The Socio-Economic Rights and Accountability Project, SERAP, has sent
a petition against the Federal Government to the United Nations
Committee on Economic, Social and Cultural Rights over the ongoing
strike by the Academic Staff Union of Universities, ASUU.
The petition was sent to the committee through the Office of the UN
High Commissioner for Human Rights, Ms Navi Pillay, on October 25, 2013
and signed by its Executive Director, Mr. Adetokunbo Mumuni.
SERAP described the inability of the government to honour the 2009 agreement it signed with ASUU as a fundamental breach.
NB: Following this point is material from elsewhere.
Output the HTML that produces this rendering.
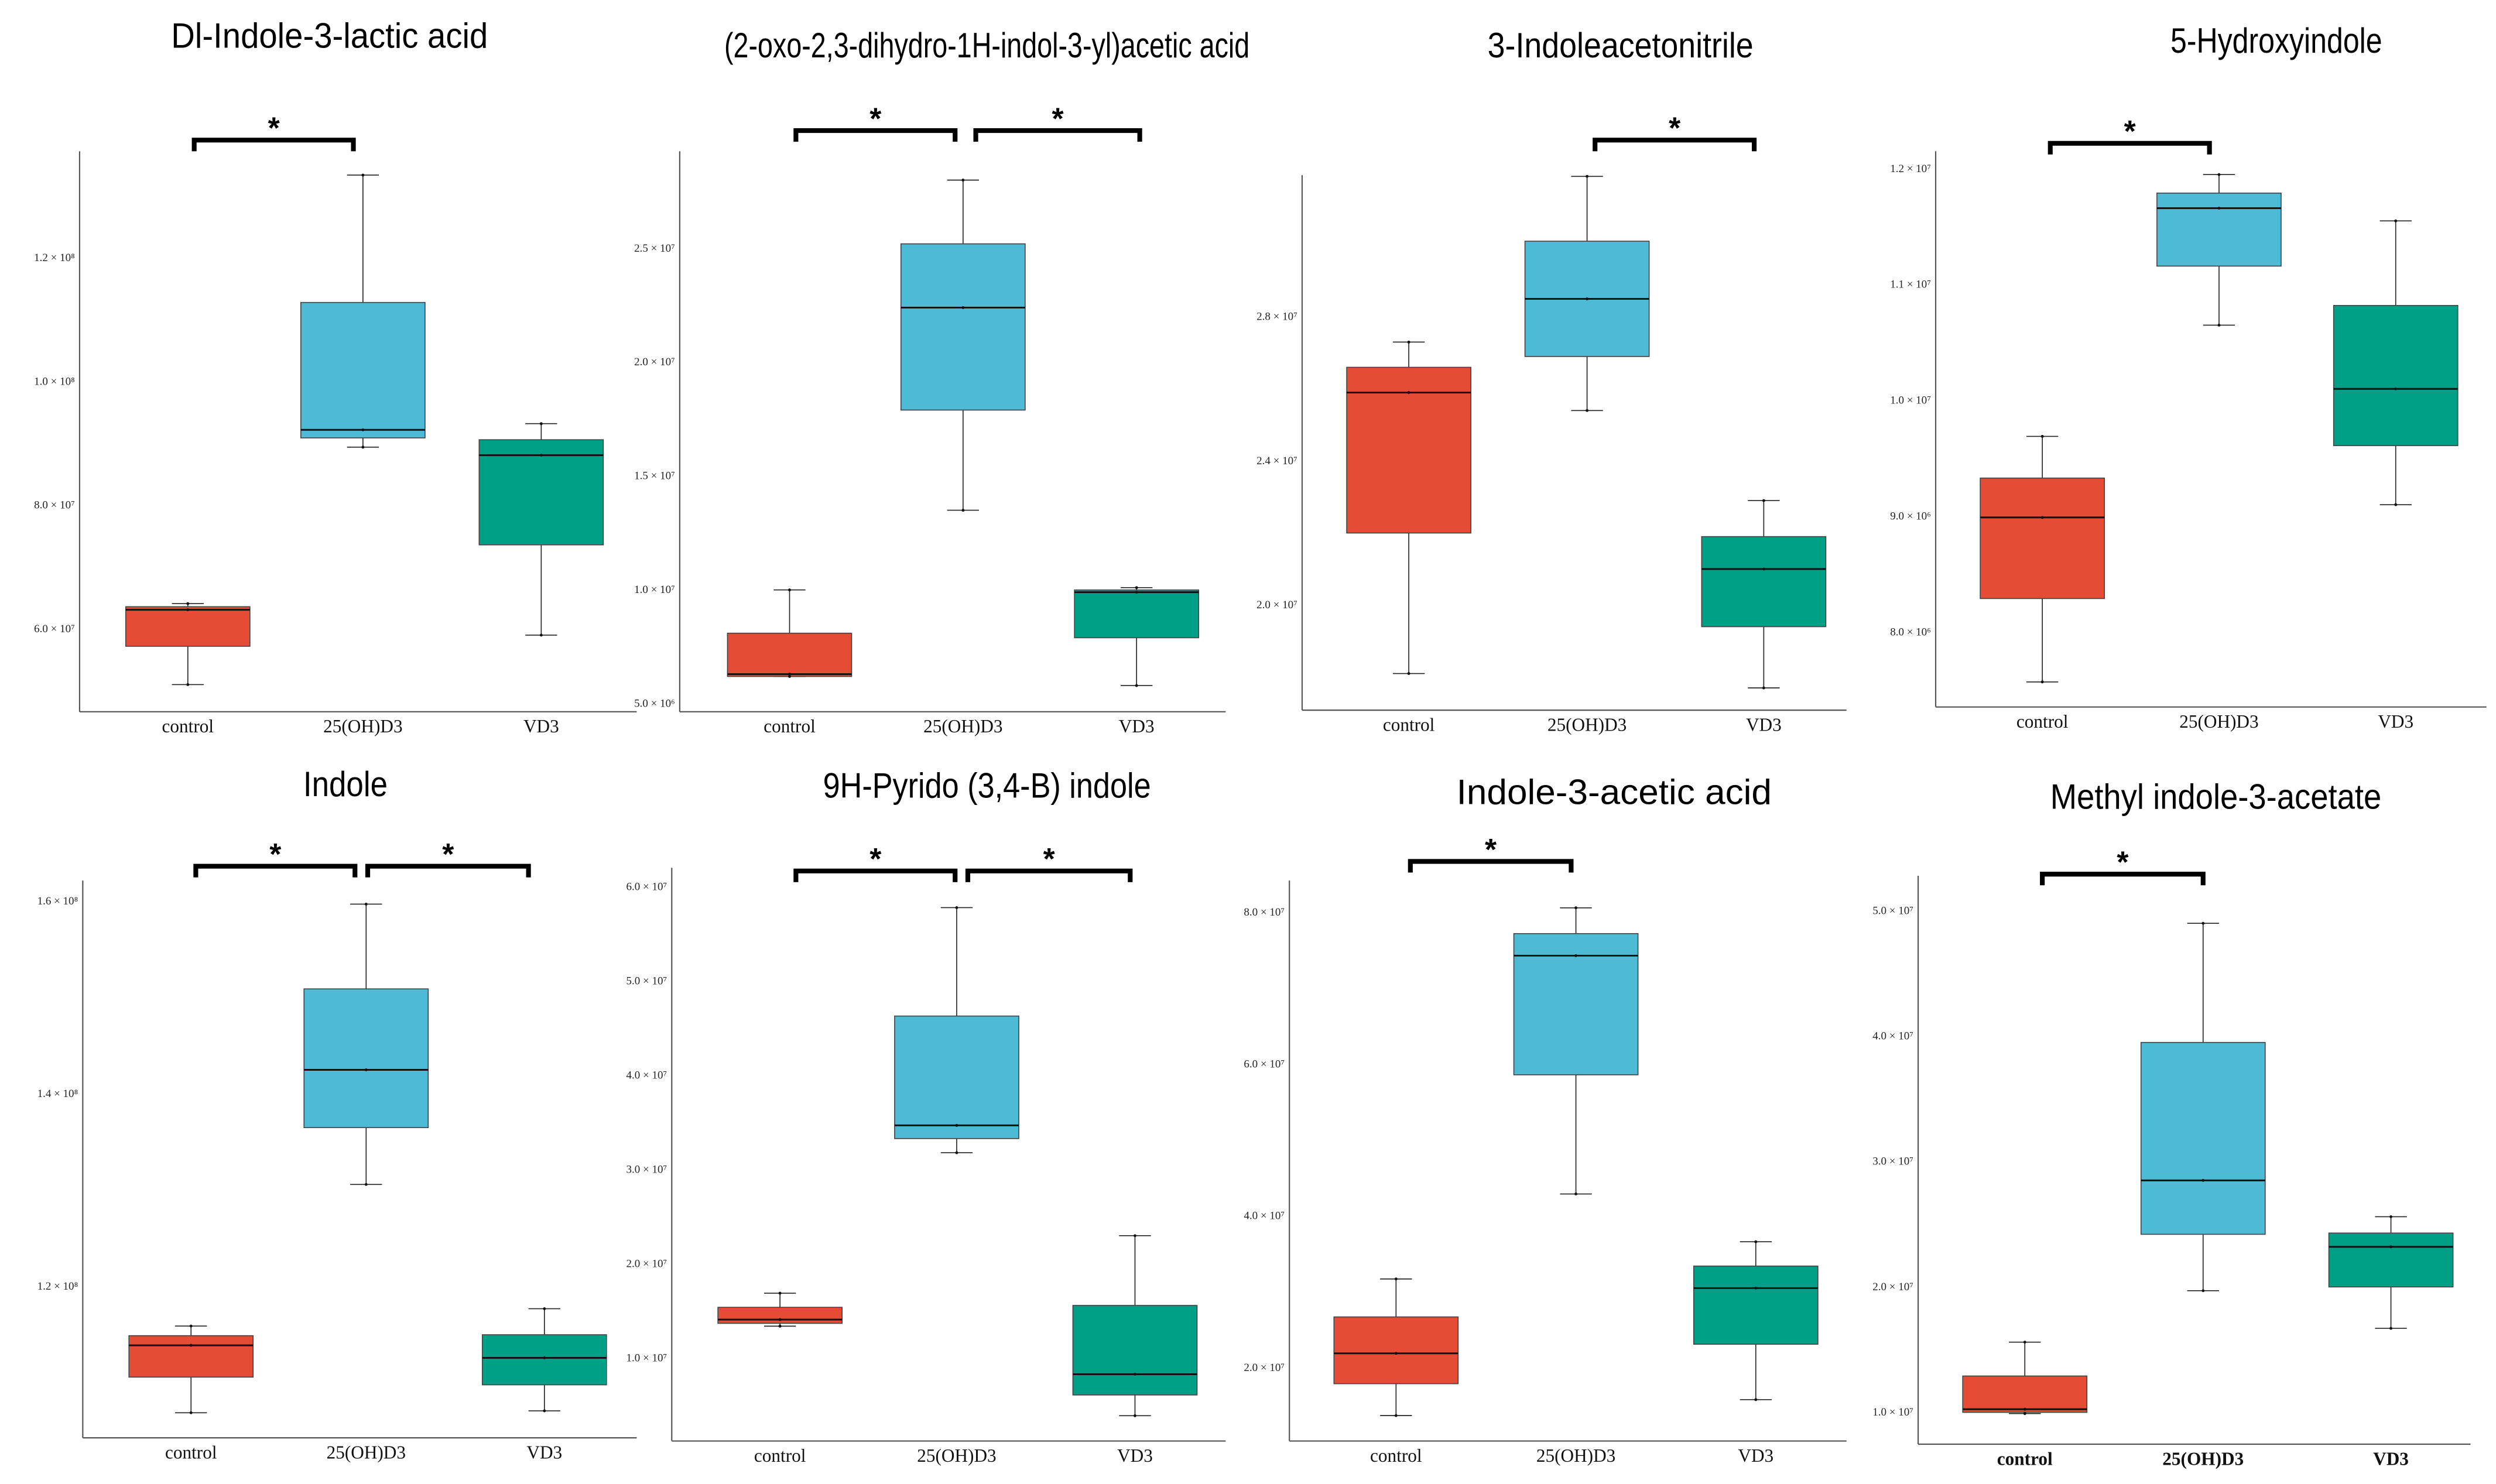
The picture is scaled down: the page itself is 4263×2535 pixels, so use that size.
<!DOCTYPE html>
<html><head><meta charset="utf-8"><style>
html,body{margin:0;padding:0;background:#fff;}
svg{display:block;}
.tk{font-family:"Liberation Serif",serif;font-size:7px;fill:#222;}
.cat{font-family:"Liberation Serif",serif;font-size:11.5px;fill:#111;}
.ttl{font-family:"Liberation Sans",sans-serif;font-size:22px;fill:#000;}
</style></head><body>
<svg id="fig" width="4263" height="2535" viewBox="0 0 1568 932" preserveAspectRatio="none" xmlns="http://www.w3.org/2000/svg"></svg>
<script>
// data: each group's stats [low whisker, q1, median, q3, high whisker]
const categories = ["control", "25(OH)D3", "VD3"];
const titles = ["Dl-Indole-3-lactic acid", "(2-oxo-2,3-dihydro-1H-indol-3-yl)acetic acid", "3-Indoleacetonitrile", "5-Hydroxyindole", "Indole", "9H-Pyrido (3,4-B) indole", "Indole-3-acetic acid", "Methyl indole-3-acetate"];
const lacticStats = [[5.10e7,5.72e7,6.31e7,6.36e7,6.41e7],[8.94e7,9.09e7,9.22e7,11.28e7,13.34e7],[5.90e7,7.36e7,8.81e7,9.06e7,9.32e7]];
const oxoStats = [[6.2e6,6.2e6,6.3e6,8.1e6,10.0e6],[13.5e6,17.9e6,22.4e6,25.2e6,28.0e6],[5.8e6,7.9e6,9.9e6,10.0e6,10.1e6]];
const nitrileStats = [[18.1e6,22.0e6,25.9e6,26.6e6,27.3e6],[25.4e6,26.9e6,28.5e6,30.1e6,31.9e6],[17.7e6,19.4e6,21.0e6,21.9e6,22.9e6]];
const hydroxyStats = [[7.57e6,8.29e6,8.99e6,9.33e6,9.69e6],[10.65e6,11.16e6,11.66e6,11.79e6,11.95e6],[9.10e6,9.61e6,10.10e6,10.82e6,11.55e6]];
const indoleStats = [[10.69e7,11.06e7,11.39e7,11.49e7,11.59e7],[13.06e7,13.65e7,14.25e7,15.09e7,15.97e7],[10.71e7,10.98e7,11.26e7,11.50e7,11.77e7]];
const pyridoStats = [[13.4e6,13.7e6,14.1e6,15.4e6,16.9e6],[31.8e6,33.3e6,34.7e6,46.3e6,57.8e6],[3.9e6,6.1e6,8.3e6,15.6e6,23.0e6]];
const iaaStats = [[13.7e6,17.9e6,21.9e6,26.7e6,31.7e6],[42.9e6,58.6e6,74.3e6,77.2e6,80.6e6],[15.8e6,23.1e6,30.5e6,33.4e6,36.6e6]];
const methylStats = [[9.9e6,10.0e6,10.25e6,12.9e6,15.6e6],[19.7e6,24.2e6,28.5e6,39.5e6,49.0e6],[16.7e6,20.0e6,23.2e6,24.3e6,25.6e6]];
// tick values and labels
const lacticTicks = [6e7,8e7,1e8,1.2e8];
const lacticTickLabels = ["6.0 × 10⁷","8.0 × 10⁷","1.0 × 10⁸","1.2 × 10⁸"];
const oxoTicks = [5e6,1e7,1.5e7,2e7,2.5e7];
const oxoTickLabels = ["5.0 × 10⁶","1.0 × 10⁷","1.5 × 10⁷","2.0 × 10⁷","2.5 × 10⁷"];
const nitrileTicks = [2e7,2.4e7,2.8e7];
const nitrileTickLabels = ["2.0 × 10⁷","2.4 × 10⁷","2.8 × 10⁷"];
const hydroxyTicks = [8e6,9e6,1e7,1.1e7,1.2e7];
const hydroxyTickLabels = ["8.0 × 10⁶","9.0 × 10⁶","1.0 × 10⁷","1.1 × 10⁷","1.2 × 10⁷"];
const indoleTicks = [1.2e8,1.4e8,1.6e8];
const indoleTickLabels = ["1.2 × 10⁸","1.4 × 10⁸","1.6 × 10⁸"];
const pyridoTicks = [1e7,2e7,3e7,4e7,5e7,6e7];
const pyridoTickLabels = ["1.0 × 10⁷","2.0 × 10⁷","3.0 × 10⁷","4.0 × 10⁷","5.0 × 10⁷","6.0 × 10⁷"];
const iaaTicks = [2e7,4e7,6e7,8e7];
const iaaTickLabels = ["2.0 × 10⁷","4.0 × 10⁷","6.0 × 10⁷","8.0 × 10⁷"];
const methylTicks = [1e7,2e7,3e7,4e7,5e7];
const methylTickLabels = ["1.0 × 10⁷","2.0 × 10⁷","3.0 × 10⁷","4.0 × 10⁷","5.0 × 10⁷"];

const colors = ["#E64B35","#4DBBD5","#00A087"];
const NS = "http://www.w3.org/2000/svg";
const svg = document.getElementById("fig");
function mk(tag, attrs, parent){const e=document.createElementNS(NS,tag);for(const k in attrs)e.setAttribute(k,attrs[k]);(parent||svg).appendChild(e);return e;}

const layouts = [
 {stats:lacticStats,ticks:lacticTicks,labels:lacticTickLabels,ax:50,top:95,bot:447,xe:400,cx:[118,228,340],a:[6e7,395,1.2e8,162],tx:207,ty:30,tw:199,br:[[122,222,88]],bold:false},
 {stats:oxoStats,ticks:oxoTicks,labels:oxoTickLabels,ax:427,top:95,bot:447,xe:770,cx:[496,605,714],a:[5e6,442,2.5e7,156],tx:620,ty:36,tw:330,br:[[500,600,82],[613,716,82]],bold:false},
 {stats:nitrileStats,ticks:nitrileTicks,labels:nitrileTickLabels,ax:818,top:110,bot:446,xe:1160,cx:[885,997,1108],a:[2e7,380,2.8e7,199],tx:1018,ty:36,tw:167,br:[[1002,1102,88]],bold:false},
 {stats:hydroxyStats,ticks:hydroxyTicks,labels:hydroxyTickLabels,ax:1216,top:95,bot:444,xe:1562,cx:[1283,1394,1505],a:[8e6,397,1.2e7,106],tx:1430,ty:33,tw:133,br:[[1288,1388,90]],bold:false},
 {stats:indoleStats,ticks:indoleTicks,labels:indoleTickLabels,ax:52,top:553,bot:903,xe:400,cx:[120,230,342],a:[1.2e8,808,1.6e8,566],tx:217,ty:500,tw:53,br:[[123,223,544],[231,332,544]],bold:false},
 {stats:pyridoStats,ticks:pyridoTicks,labels:pyridoTickLabels,ax:422,top:545,bot:905,xe:770,cx:[490,601,713],a:[1e7,853,6e7,557],tx:620,ty:501,tw:206,br:[[500,600,547],[608,710,547]],bold:false},
 {stats:iaaStats,ticks:iaaTicks,labels:iaaTickLabels,ax:810,top:553,bot:905,xe:1160,cx:[877,990,1103],a:[2e7,859,8e7,573],tx:1014,ty:505,tw:198,br:[[886,987,541]],bold:false},
 {stats:methylStats,ticks:methylTicks,labels:methylTickLabels,ax:1205,top:550,bot:907,xe:1552,cx:[1272,1384,1502],a:[1e7,887,5e7,572],tx:1392,ty:508,tw:208,br:[[1283,1384,549]],bold:true}
];

layouts.forEach((L, pi) => {
  const g = mk("g", {});
  
  
  const y = v => L.a[1] + (v - L.a[0]) * (L.a[3] - L.a[1]) / (L.a[2] - L.a[0]);
  const t = mk("text", {x:L.tx, y:L.ty, "text-anchor":"middle", class:"ttl", textLength:L.tw, lengthAdjust:"spacingAndGlyphs"}, g);
  t.textContent = titles[pi];
  
  
  const ya = mk("line", {x1:L.ax, y1:L.top, x2:L.ax, y2:L.bot, stroke:"#555", "stroke-width":0.8}, g);
  
  
  const xa = mk("line", {x1:L.ax, y1:L.bot, x2:L.xe, y2:L.bot, stroke:"#555", "stroke-width":0.8}, g);
  
  
  L.ticks.forEach((tv, i) => {
    const tl = mk("text", {x:L.ax - 3, y:y(tv) + 2, "text-anchor":"end", class:"tk"}, g);
    tl.textContent = L.labels[i];
    
    
  });
  categories.forEach((c, i) => {
    const cl = mk("text", {x:L.cx[i], y:L.bot + 13, "text-anchor":"middle", class:"cat"}, g);
    if (L.bold) cl.setAttribute("font-weight", "bold");
    cl.textContent = c;
    
    
    const s = L.stats[i], cx = L.cx[i], hw = 39, cw = 10;
    const bg = mk("g", {}, g);
    
    
    mk("line", {x1:cx, y1:y(s[0]), x2:cx, y2:y(s[4]), stroke:"#222", "stroke-width":0.6}, bg);
    mk("line", {x1:cx-cw, y1:y(s[0]), x2:cx+cw, y2:y(s[0]), stroke:"#222", "stroke-width":0.6}, bg);
    mk("line", {x1:cx-cw, y1:y(s[4]), x2:cx+cw, y2:y(s[4]), stroke:"#222", "stroke-width":0.6}, bg);
    mk("rect", {x:cx-hw, y:y(s[3]), width:2*hw, height:Math.max(1, y(s[1]) - y(s[3])), fill:colors[i], stroke:"#444", "stroke-width":0.6}, bg);
    mk("line", {x1:cx-hw, y1:y(s[2]), x2:cx+hw, y2:y(s[2]), stroke:"#111", "stroke-width":1.1}, bg);
    [0,2,4].forEach(k => mk("circle", {cx:cx, cy:y(s[k]), r:0.9, fill:"#111"}, bg));
  });
  L.br.forEach(b => {
    const p = mk("path", {d:`M${b[0]},${b[2]+7} V${b[2]} H${b[1]} V${b[2]+7}`, fill:"none", stroke:"#000", "stroke-width":3}, g);
    
    
    const st = mk("text", {x:(b[0]+b[1])/2, y:b[2]-1, "text-anchor":"middle", style:"font-family:'Liberation Sans',sans-serif;font-size:19px;font-weight:bold;"}, g);
    st.textContent = "*";
    
    
  });
});
</script>
</body></html>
While noting that the pact seeks to improve the governance structures
and funding for the operation of universities across the country,
conditions of service for members of the country’s universities remained
poor.
The group asked the UN Committee to “demand that the Nigerian
government should urgently and fully implement its agreement with ASUU
and ensure sufficient funding of universities across the country.”
“The Committee should put pressure on the government to promote,
protect and fulfil the right to education for the sake of millions of
Nigerian children that continue to be denied this fundamental human
right.
“As the UN Committee has stated, states must take deliberate,
concrete and targeted steps as clearly as possible towards meeting the
obligations recognised in the covenant. But the persistent refusal by
the government to sufficiently fund the country’s universities, and
honour its own agreement to ASUU is a deliberate retrogressive measure,
and shows lack of good faith,” it said.